La tarde del cuatro de agosto quedaría marcada. El día empezó con un sol radiante que no pronosticaba algo más que calma, era burlado con las nubes grises que se formaban a lo lejos trayendo la destrucción que se había planeado con antelación. Era el destino. Ya estaba profanado y nadie tenía el control sobre ello.
Las dos camionetas se enlistan. La primera como siempre protegiendo ante cualquier amenaza. Las nubes ya estaban haciendo su función con la densa lluvia que asomaba la carretera por donde viajaban. Una edificación en ruinas los esperaba dispuesta a resguardar en lo necesario.
Quien viajaba solo en la primera camioneta tenía en el pensamiento la conversación que estipulaba su fin. Sabía que sólo podía terminar en eso. El otro participante al que llamaremos “El Rey” no aceptaría otra cosa a cambio.
Las razones las mantenía siempre en la cabeza y mientras uno se condenaba por él cómo sería, El Rey reposaba victorioso observando el cielo con una copa de vino en su mano brindando solo, esperando la respuesta que le llegó a los pocos minutos.
“Todo está en orden, señor.”
Asintió probando el amargo sabor de la uva.
Los tres personajes restantes se mantenían por su lado sin inmutarse palabra alguna. Extraños. Así se sentían. En su mente no pudieron imaginar que todo llegaría a ese punto y menos se esperaron lo que pasaría a continuación. El conductor frenó de repente sacando del sueño a los dos de atrás quienes le reclamaban sin respuesta ya que él solo mantenía la vista al frente saliendo lo más rápido posible.

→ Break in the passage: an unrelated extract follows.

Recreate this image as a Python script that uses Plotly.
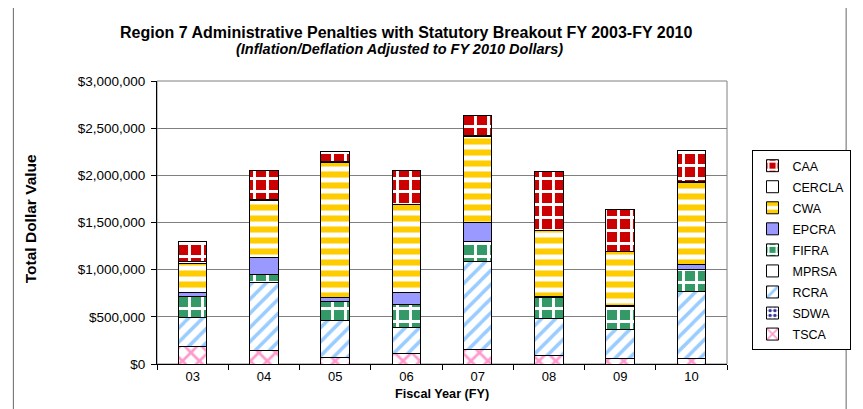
import plotly.graph_objects as go

years = ["03", "04", "05", "06", "07", "08", "09", "10"]

TSCA = [185000, 141000, 67000, 113000, 159000, 88000, 56000, 56000]
SDWA = [0, 0, 0, 0, 0, 0, 0, 0]
RCRA = [303000, 721000, 389000, 269000, 930000, 392000, 315000, 715000]
MPRSA = [0, 0, 0, 0, 0, 0, 0, 0]
FIFRA = [226000, 89000, 209000, 247000, 208000, 230000, 236000, 229000]
EPCRA = [46000, 180000, 38000, 127000, 205000, 8000, 8000, 57000]
CWA = [307000, 600000, 1431000, 930000, 908000, 699000, 580000, 869000]
CERCLA = [15000, 10000, 10000, 10000, 10000, 0, 0, 10000]
CAA = [218000, 308000, 114000, 353000, 216000, 626000, 448000, 325000]

ytick_vals = [0, 500000, 1000000, 1500000, 2000000, 2500000, 3000000]
ytick_text = ["$0", "$500,000", "$1,000,000", "$1,500,000", "$2,000,000", "$2,500,000", "$3,000,000"]

FONT = "Liberation Sans, Arial, sans-serif"

series = [
    ("TSCA", TSCA, dict(shape="x", fgcolor="#FF99CC", bgcolor="white", size=12, solidity=0.4)),
    ("SDWA", SDWA, dict(shape=".", fgcolor="#333399", bgcolor="white", size=6, solidity=0.4)),
    ("RCRA", RCRA, dict(shape="/", fgcolor="#99CCFF", bgcolor="white", size=10, solidity=0.35)),
    ("MPRSA", MPRSA, dict(shape="", fgcolor="white", bgcolor="white")),
    ("FIFRA", FIFRA, dict(shape="+", fgcolor="white", bgcolor="#339966", size=13, solidity=0.4)),
    ("EPCRA", EPCRA, dict(shape="", fgcolor="#9999FF", bgcolor="#9999FF")),
    ("CWA", CWA, dict(shape="-", fgcolor="#FFCC00", bgcolor="white", size=11, solidity=0.55)),
    ("CERCLA", CERCLA, dict(shape="", fgcolor="white", bgcolor="white")),
    ("CAA", CAA, dict(shape="+", fgcolor="white", bgcolor="#CC0000", size=13, solidity=0.4)),
]

solid = {"EPCRA": "#9999FF", "MPRSA": "white", "CERCLA": "white"}

fig = go.Figure()
for i, (name, vals, pat) in enumerate(series):
    marker = dict(line=dict(color="black", width=1))
    if name in solid:
        marker["color"] = solid[name]
    else:
        marker["color"] = pat["bgcolor"]
        marker["pattern"] = dict(fillmode="replace", **pat)
    fig.add_trace(go.Bar(x=years, y=vals, name=name, marker=marker,
                         legendgroup=name, legendrank=1000 - 10 * i))

# page has an 8px body margin, so the figure is 8px smaller and shifted
fig.update_layout(
    width=855, height=401,
    barmode="stack", bargap=0.6,
    margin=dict(l=149, r=131, t=73, b=45),
    paper_bgcolor="white", plot_bgcolor="white",
    font=dict(family=FONT, size=13, color="black"),
    showlegend=True,
    legend=dict(
        x=1.043, y=0.756, xanchor="left", yanchor="top",
        bordercolor="black", borderwidth=1, bgcolor="white",
        traceorder="grouped", tracegroupgap=1.8,
        font=dict(family=FONT, size=12.5, color="black"),
    ),
    xaxis=dict(
        type="category", showline=True, linecolor="black", linewidth=1,
        ticks="outside", ticklen=5, tickcolor="black", tickson="boundaries",
        showgrid=False, tickfont=dict(size=13), fixedrange=True,
    ),
    yaxis=dict(
        range=[0, 3000000], tickvals=ytick_vals, ticktext=ytick_text,
        showline=True, linecolor="black", linewidth=1,
        ticks="outside", ticklen=5, tickcolor="black", ticklabelstandoff=3,
        showgrid=True, gridcolor="#808080", gridwidth=1,
        zeroline=False, tickfont=dict(size=13.5),
    ),
    annotations=[
        dict(text="<b>Region 7 Administrative Penalties with Statutory Breakout FY 2003-FY 2010</b>",
             xref="paper", yref="paper", x=0.4365, y=1.173, showarrow=False,
             font=dict(size=16, family=FONT), xanchor="center", yanchor="middle"),
        dict(text="<b><i>(Inflation/Deflation Adjusted to FY 2010 Dollars)</i></b>",
             xref="paper", yref="paper", x=0.426, y=1.113, showarrow=False,
             font=dict(size=14.5, family=FONT), xanchor="center", yanchor="middle"),
        dict(text="<b>Total Dollar Value</b>", textangle=-90,
             xref="paper", yref="paper", x=-0.2226, y=0.512, showarrow=False,
             font=dict(size=15.5, family=FONT), xanchor="center", yanchor="middle"),
        dict(text="<b>Fiscal Year (FY)</b>",
             xref="paper", yref="paper", x=0.5, y=-0.106, showarrow=False,
             font=dict(size=12.7, family=FONT), xanchor="center", yanchor="middle"),
    ],
    shapes=[
        dict(type="rect", xref="paper", yref="paper", x0=0, x1=1, y0=0, y1=1,
             line=dict(color="#808080", width=1), layer="below"),
        dict(type="rect", xref="paper", yref="paper", x0=-0.252, x1=1.209, y0=-0.3, y1=1.4,
             line=dict(color="#666666", width=1), layer="below"),
    ],
)

fig.write_html("out.html")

Uno de los de atrás, bajó confundido pero al ver la escena de enfrente su rostro se contorsiona dejando sin paso al otro que intentaba salir obligándolo a las malas.
Un grito desgarrante salió de su cuerpo al observar la camioneta del frente destrozada contra un gran árbol. La lluvia empapaba la escena queriendo borrarla. Corrió sin despegar los ojos que observaban el capo totalmente doblado soltando humo, los vidrios rotos y al conductor que venía con ellos queriendo sacar al otro hombre solitario que conducía.
Las rodillas le fallaron cayendo y enterrando alguno que otro cristal en sus manos y rodillas, el dolor no lo detuvo, siguió ayudando a sacarlo dejándolo en medio del frío pavimento.
La escena era aparatosa. El rostro con varios cortes adornándolo, sangre emergiendo de su boca, un gran pedazo de cristal enterrado en la boca del estómago y la mirada perdida. El conductor gritaba desesperado por el celular, a el otro las lágrimas le nublaban la vista llamando una y otra vez, reiterando lo que una vez no dijo sintiendo como miles de agujas le pinchan el cuerpo y el último que no podía siquiera moverse de su sitio observando todo y a la vez nada con los pensamientos estancados.
Los equipos médicos tardaron al llegar ya que el hombre de la mansión había ralentizado todo con una parte de su plan concluida teniendo la exacta ubicación que no utilizó, ya vendría el momento, solo hacía falta esperar a que cada ficha estuviese en su lugar.